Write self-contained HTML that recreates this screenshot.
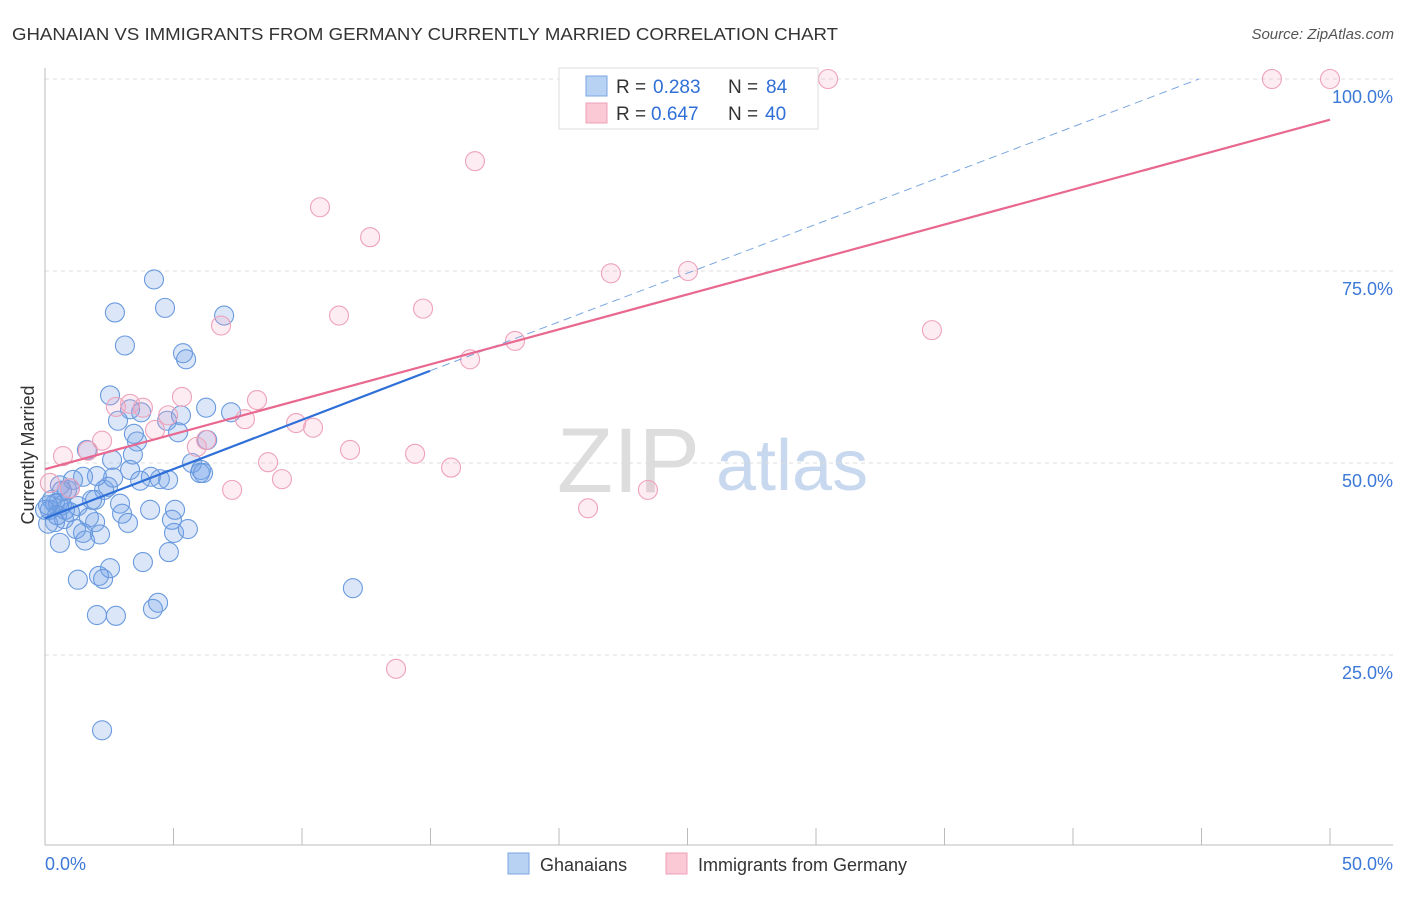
<!DOCTYPE html>
<html><head><meta charset="utf-8"><style>
body{margin:0;background:#fff;font-family:"Liberation Sans",sans-serif;}
svg text{font-family:"Liberation Sans",sans-serif;}
</style></head><body>
<svg width="1406" height="892" viewBox="0 0 1406 892">
<text x="12" y="40" font-size="17.5" fill="#333" textLength="826" lengthAdjust="spacingAndGlyphs">GHANAIAN VS IMMIGRANTS FROM GERMANY CURRENTLY MARRIED CORRELATION CHART</text>
<text x="1394" y="39" font-size="15" fill="#555" font-style="italic" text-anchor="end">Source: ZipAtlas.com</text>
<text x="700" y="492" font-size="92" fill="#ddd" text-anchor="end" font-family="Liberation Serif">ZIP</text>
<text x="716" y="490" font-size="72" fill="#c8d8ee">atlas</text>
<g id="grid"></g>
<g id="axes"></g>
<g id="pts"></g>
<g id="lines"></g>
<text x="34" y="455" font-size="18" fill="#333" text-anchor="middle" transform="rotate(-90 34 455)">Currently Married</text>
<g>
<rect x="559" y="68" width="259" height="61" fill="#fff" stroke="#ddd"/>
<rect x="586" y="76" width="21" height="20" fill="#b8d2f4" stroke="#7aa6e0"/>
<rect x="586" y="103" width="21" height="20" fill="#fbc8d6" stroke="#eca0b8"/>
<text x="616" y="93" font-size="19" fill="#333">R =</text><text x="653" y="93" font-size="19" fill="#2f6fd8">0.283</text>
<text x="728" y="93" font-size="19" fill="#333">N =</text><text x="766" y="93" font-size="19" fill="#2f6fd8">84</text>
<text x="616" y="120" font-size="19" fill="#333">R =</text><text x="651" y="120" font-size="19" fill="#2f6fd8">0.647</text>
<text x="728" y="120" font-size="19" fill="#333">N =</text><text x="765" y="120" font-size="19" fill="#2f6fd8">40</text>
</g>
<g>
<rect x="508" y="853" width="21" height="21" fill="#b8d2f4" stroke="#7aa6e0"/>
<text x="540" y="871" font-size="18" fill="#333">Ghanaians</text>
<rect x="666" y="853" width="21" height="21" fill="#fbc8d6" stroke="#eca0b8"/>
<text x="698" y="871" font-size="18" fill="#333">Immigrants from Germany</text>
</g>
</svg>
<script>
const blueX=[4.24,2.72,4.67,6.97,3.11,5.37,5.49,2.53,3.31,3.74,6.27,7.24,2.84,4.75,5.29,5.18,3.46,3.58,3.42,1.63,6.31,5.72,6.07,6.15,6.03,4.47,4.12,4.79,3.70,2.45,2.30,2.65,2.02,1.48,1.09,0.58,0.27,0.39,0.19,0.51,0.66,0.78,0.97,1.28,1.83,2.92,3.00,1.71,1.95,1.21,1.48,0.74,0.39,0.12,0.58,1.56,2.14,5.06,4.94,5.02,5.56,3.23,4.82,3.81,2.53,2.10,2.26,1.28,4.40,4.20,2.02,2.76,11.98,2.22,0.86,0.0,0.12,0.66,0.97,2.61,1.95,4.09,3.31,0.47];
const blueY=[73.9,69.6,70.2,69.2,65.3,64.3,63.5,58.8,57.0,56.6,57.2,56.6,55.5,55.5,56.2,54.0,53.8,52.8,51.1,51.7,53.0,50.0,49.1,48.7,48.7,47.9,48.2,47.8,47.7,46.9,46.5,48.1,48.3,48.2,47.8,47.1,45.2,44.7,43.9,44.8,44.5,43.9,43.6,44.4,45.2,44.7,43.4,42.9,42.3,41.4,40.9,42.7,42.3,42.1,39.6,39.9,40.7,43.9,42.6,40.9,41.4,42.2,38.4,37.1,36.3,35.3,34.9,34.8,31.8,31.0,30.2,30.1,33.7,15.2,46.5,43.9,44.5,46.4,46.7,50.4,45.2,43.9,49.1,43.2];
const pinkX=[30.47,47.74,50.0,16.73,10.70,12.65,22.02,25.02,6.85,11.44,14.71,34.51,18.29,16.54,5.33,8.25,3.31,3.81,2.76,4.79,7.78,4.28,9.77,10.43,6.27,5.91,2.22,1.67,0.70,11.87,14.40,15.80,8.68,9.22,7.28,23.46,21.13,13.66,0.19,0.97];
const pinkY=[100,100,100,89.3,83.3,79.4,74.7,75.0,67.9,69.2,70.1,67.3,65.9,63.5,58.6,58.2,57.7,57.2,57.3,56.2,55.7,54.3,55.2,54.6,53.0,52.1,52.9,51.6,50.9,51.7,51.2,49.4,50.1,47.9,46.5,46.5,44.1,23.2,47.4,46.7];
const blueFit=[0,42.8,14.98,62.0,44.9,100];
const pinkFit=[0,49.2,50,94.7];
const NS='http://www.w3.org/2000/svg';
const X=v=>45+v/50*1285, Y=v=>847-v/100*768;
function mk(t,a,p){const e=document.createElementNS(NS,t);for(const k in a)e.setAttribute(k,a[k]);document.getElementById(p).appendChild(e);return e;}
[25,50,75,100].forEach(v=>{
 const l=mk('line',{x1:45,x2:1393,y1:Y(v),y2:Y(v),stroke:'#ddd','stroke-dasharray':'4 4'},'grid');
 
 
 const t=mk('text',{x:1393,y:Y(v)+24,'font-size':18,fill:'#3b78d8','text-anchor':'end'},'grid');
 t.textContent=v.toFixed(1)+'%';
 
 
});
mk('line',{x1:45,x2:45,y1:68,y2:845,stroke:'#bbb'},'axes');
mk('line',{x1:45,x2:1393,y1:845,y2:845,stroke:'#bbb'},'axes');
for(let i=0;i<=10;i++){const tk=mk('line',{x1:X(i*5),x2:X(i*5),y1:828,y2:845,stroke:'#bbb'},'axes');
 
 }
let t0=mk('text',{x:45,y:870,'font-size':18,fill:'#3b78d8'},'axes');t0.textContent='0.0%';


let t1=mk('text',{x:1393,y:870,'font-size':18,fill:'#3b78d8','text-anchor':'end'},'axes');t1.textContent='50.0%';


blueX.forEach((v,i)=>{const c=mk('circle',{cx:X(v),cy:Y(blueY[i]),r:9.5,fill:'rgba(110,160,230,0.25)',stroke:'#6a9ade','stroke-width':1.1},'pts');
 
 });
pinkX.forEach((v,i)=>{const c=mk('circle',{cx:X(v),cy:Y(pinkY[i]),r:9.5,fill:'rgba(245,160,190,0.2)',stroke:'#eea2ba','stroke-width':1.1},'pts');
 
 });
let b1=mk('line',{x1:X(blueFit[0]),y1:Y(blueFit[1]),x2:X(blueFit[2]),y2:Y(blueFit[3]),stroke:'#2f6fd8','stroke-width':2.2},'lines');


let b2=mk('line',{x1:X(blueFit[2]),y1:Y(blueFit[3]),x2:X(blueFit[4]),y2:Y(blueFit[5]),stroke:'#7aa6e0','stroke-width':1,'stroke-dasharray':'8 5'},'lines');


let p1=mk('line',{x1:X(pinkFit[0]),y1:Y(pinkFit[1]),x2:X(pinkFit[2]),y2:Y(pinkFit[3]),stroke:'#e86890','stroke-width':2.2},'lines');


</script>
</body></html>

Given task:
Reproduce the listing above exactly, excluding all pictures.

Expected answer:
Write self-contained HTML that recreates this screenshot.
<!DOCTYPE html>
<html><head><meta charset="utf-8"><style>
body{margin:0;background:#fff;font-family:"Liberation Sans",sans-serif;}
svg text{font-family:"Liberation Sans",sans-serif;}
</style></head><body>
<svg width="1406" height="892" viewBox="0 0 1406 892">
<text x="12" y="40" font-size="17.5" fill="#333" textLength="826" lengthAdjust="spacingAndGlyphs">GHANAIAN VS IMMIGRANTS FROM GERMANY CURRENTLY MARRIED CORRELATION CHART</text>
<text x="1394" y="39" font-size="15" fill="#555" font-style="italic" text-anchor="end">Source: ZipAtlas.com</text>
<text x="700" y="492" font-size="92" fill="#ddd" text-anchor="end" font-family="Liberation Serif">ZIP</text>
<text x="716" y="490" font-size="72" fill="#c8d8ee">atlas</text>
<g id="grid"></g>
<g id="axes"></g>
<g id="pts"></g>
<g id="lines"></g>
<text x="34" y="455" font-size="18" fill="#333" text-anchor="middle" transform="rotate(-90 34 455)">Currently Married</text>
<g>
<rect x="559" y="68" width="259" height="61" fill="#fff" stroke="#ddd"/>
<rect x="586" y="76" width="21" height="20" fill="#b8d2f4" stroke="#7aa6e0"/>
<rect x="586" y="103" width="21" height="20" fill="#fbc8d6" stroke="#eca0b8"/>
<text x="616" y="93" font-size="19" fill="#333">R =</text><text x="653" y="93" font-size="19" fill="#2f6fd8">0.283</text>
<text x="728" y="93" font-size="19" fill="#333">N =</text><text x="766" y="93" font-size="19" fill="#2f6fd8">84</text>
<text x="616" y="120" font-size="19" fill="#333">R =</text><text x="651" y="120" font-size="19" fill="#2f6fd8">0.647</text>
<text x="728" y="120" font-size="19" fill="#333">N =</text><text x="765" y="120" font-size="19" fill="#2f6fd8">40</text>
</g>
<g>
<rect x="508" y="853" width="21" height="21" fill="#b8d2f4" stroke="#7aa6e0"/>
<text x="540" y="871" font-size="18" fill="#333">Ghanaians</text>
<rect x="666" y="853" width="21" height="21" fill="#fbc8d6" stroke="#eca0b8"/>
<text x="698" y="871" font-size="18" fill="#333">Immigrants from Germany</text>
</g>
</svg>
<script>
const blueX=[4.24,2.72,4.67,6.97,3.11,5.37,5.49,2.53,3.31,3.74,6.27,7.24,2.84,4.75,5.29,5.18,3.46,3.58,3.42,1.63,6.31,5.72,6.07,6.15,6.03,4.47,4.12,4.79,3.70,2.45,2.30,2.65,2.02,1.48,1.09,0.58,0.27,0.39,0.19,0.51,0.66,0.78,0.97,1.28,1.83,2.92,3.00,1.71,1.95,1.21,1.48,0.74,0.39,0.12,0.58,1.56,2.14,5.06,4.94,5.02,5.56,3.23,4.82,3.81,2.53,2.10,2.26,1.28,4.40,4.20,2.02,2.76,11.98,2.22,0.86,0.0,0.12,0.66,0.97,2.61,1.95,4.09,3.31,0.47];
const blueY=[73.9,69.6,70.2,69.2,65.3,64.3,63.5,58.8,57.0,56.6,57.2,56.6,55.5,55.5,56.2,54.0,53.8,52.8,51.1,51.7,53.0,50.0,49.1,48.7,48.7,47.9,48.2,47.8,47.7,46.9,46.5,48.1,48.3,48.2,47.8,47.1,45.2,44.7,43.9,44.8,44.5,43.9,43.6,44.4,45.2,44.7,43.4,42.9,42.3,41.4,40.9,42.7,42.3,42.1,39.6,39.9,40.7,43.9,42.6,40.9,41.4,42.2,38.4,37.1,36.3,35.3,34.9,34.8,31.8,31.0,30.2,30.1,33.7,15.2,46.5,43.9,44.5,46.4,46.7,50.4,45.2,43.9,49.1,43.2];
const pinkX=[30.47,47.74,50.0,16.73,10.70,12.65,22.02,25.02,6.85,11.44,14.71,34.51,18.29,16.54,5.33,8.25,3.31,3.81,2.76,4.79,7.78,4.28,9.77,10.43,6.27,5.91,2.22,1.67,0.70,11.87,14.40,15.80,8.68,9.22,7.28,23.46,21.13,13.66,0.19,0.97];
const pinkY=[100,100,100,89.3,83.3,79.4,74.7,75.0,67.9,69.2,70.1,67.3,65.9,63.5,58.6,58.2,57.7,57.2,57.3,56.2,55.7,54.3,55.2,54.6,53.0,52.1,52.9,51.6,50.9,51.7,51.2,49.4,50.1,47.9,46.5,46.5,44.1,23.2,47.4,46.7];
const blueFit=[0,42.8,14.98,62.0,44.9,100];
const pinkFit=[0,49.2,50,94.7];
const NS='http://www.w3.org/2000/svg';
const X=v=>45+v/50*1285, Y=v=>847-v/100*768;
function mk(t,a,p){const e=document.createElementNS(NS,t);for(const k in a)e.setAttribute(k,a[k]);document.getElementById(p).appendChild(e);return e;}
[25,50,75,100].forEach(v=>{
 const l=mk('line',{x1:45,x2:1393,y1:Y(v),y2:Y(v),stroke:'#ddd','stroke-dasharray':'4 4'},'grid');
 
 
 const t=mk('text',{x:1393,y:Y(v)+24,'font-size':18,fill:'#3b78d8','text-anchor':'end'},'grid');
 t.textContent=v.toFixed(1)+'%';
 
 
});
mk('line',{x1:45,x2:45,y1:68,y2:845,stroke:'#bbb'},'axes');
mk('line',{x1:45,x2:1393,y1:845,y2:845,stroke:'#bbb'},'axes');
for(let i=0;i<=10;i++){const tk=mk('line',{x1:X(i*5),x2:X(i*5),y1:828,y2:845,stroke:'#bbb'},'axes');
 
 }
let t0=mk('text',{x:45,y:870,'font-size':18,fill:'#3b78d8'},'axes');t0.textContent='0.0%';


let t1=mk('text',{x:1393,y:870,'font-size':18,fill:'#3b78d8','text-anchor':'end'},'axes');t1.textContent='50.0%';


blueX.forEach((v,i)=>{const c=mk('circle',{cx:X(v),cy:Y(blueY[i]),r:9.5,fill:'rgba(110,160,230,0.25)',stroke:'#6a9ade','stroke-width':1.1},'pts');
 
 });
pinkX.forEach((v,i)=>{const c=mk('circle',{cx:X(v),cy:Y(pinkY[i]),r:9.5,fill:'rgba(245,160,190,0.2)',stroke:'#eea2ba','stroke-width':1.1},'pts');
 
 });
let b1=mk('line',{x1:X(blueFit[0]),y1:Y(blueFit[1]),x2:X(blueFit[2]),y2:Y(blueFit[3]),stroke:'#2f6fd8','stroke-width':2.2},'lines');


let b2=mk('line',{x1:X(blueFit[2]),y1:Y(blueFit[3]),x2:X(blueFit[4]),y2:Y(blueFit[5]),stroke:'#7aa6e0','stroke-width':1,'stroke-dasharray':'8 5'},'lines');


let p1=mk('line',{x1:X(pinkFit[0]),y1:Y(pinkFit[1]),x2:X(pinkFit[2]),y2:Y(pinkFit[3]),stroke:'#e86890','stroke-width':2.2},'lines');


</script>
</body></html>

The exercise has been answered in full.